Purtroppo, il neo ministro dello sviluppo economico Romani si è fatto subito conoscere con due provvedimenti che sono uno peggio dell’altro: con il primo ha messo il sigillo sulla devastante centrale a carbone di Saline Joniche a cui si vuole dare il via libera con una scelta grave ed in netto contrasto con il territorio, con il secondo provvedimento lo stesso ministro, in virtù della sua dichiarata fede nuclearista, ha stampato il suo nome su un decreto iniquo, assurdo e incostituzionale che passerà alla storia come il decreto “Romani/ENEL/Petrolieri”.
Si tratta del famigerato decreto del 3 marzo 2011 che, negando il buonsenso e l’evidenza, segna la fine dell’energia fotovoltaica e delle energie rinnovabili in Italia, eliminando gli incentivi statali e lasciando centinaia di migliaia di persone senza lavoro.

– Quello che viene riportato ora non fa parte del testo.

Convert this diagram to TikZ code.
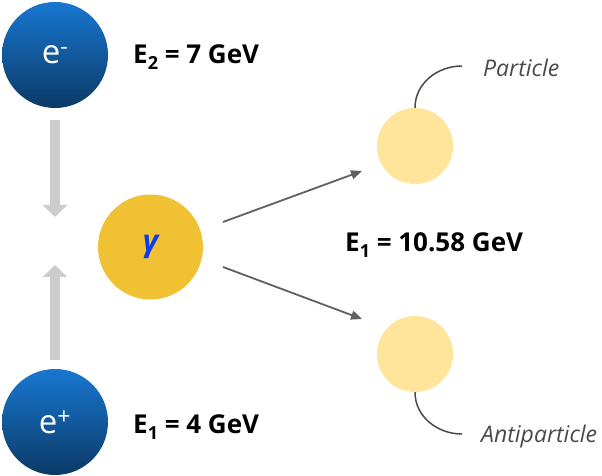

Quindicimila famiglie rischiano di perdere in pochi mesi il posto di lavoro, un indotto che occupa altre 100.000 persone sarà colpito. E’ un prezzo altissimo, in termini sociali ed economici, che verrà pagato da uno dei pochissimi settori produttivi non colpiti dalla crisi e da un numero importante di lavoratori e famiglie.
Per una regione come la Calabria oltre al danno si aggiunge la beffa. Innanzitutto, perché noi siamo potenzialmente una delle regioni italiane più produttive di energia solare e fotovoltaica e, quindi, il decreto Romani ci taglia le gambe e rappresenta una forte penalizzazione per la nostra regione che potrebbe vedere in questo settore uno dei fattori del proprio rilancio. In secondo luogo perché lo sviluppo e la promozione degli investimenti nelle energie rinnovabili potrebbe innnescare una spinta propulsiva per la crescita dell’economia e dell’occupazione, coniugando sviluppo, sostenibilità ambientale e valorizzazione delle risorse naturali e favorendo la creazione di nuovi posti di lavoro stabili e puliti in una regione che ha il tasso di disoccupazione più alto d’Italia.
Chiediamo, pertanto, che il ministro Romani e il governo Berlusconi fermino questo scempio, revocando il decreto antirinnovabili del 3 marzo 2011.
E’ un’altra la strada da percorrere. Vengano finanziati i progetti strategici per far crescere in Calabria e in Italia la produzione di energia da fonti rinnovabili. Si faccia un grande investimento a sostegno del progetto sperimentale dell’Autostrada Solare tra Scilla e Bagnara che ho lanciato alcuni anni fa nella mia qualità di Assessore Regionale all’Urbanistica. Esso potrebbe costituire la più grande centrale nazionale diffusa sul territorio per la produzione di energia fotovoltaica.
Salvare e potenziare la produzione energetica da fonti rinnovabili significa guardare al futuro e dare fiducia e speranza alle nostre famiglie e ai nostri figli che si trovano oggi incolpevoli nella precarietà e nell’incertezza.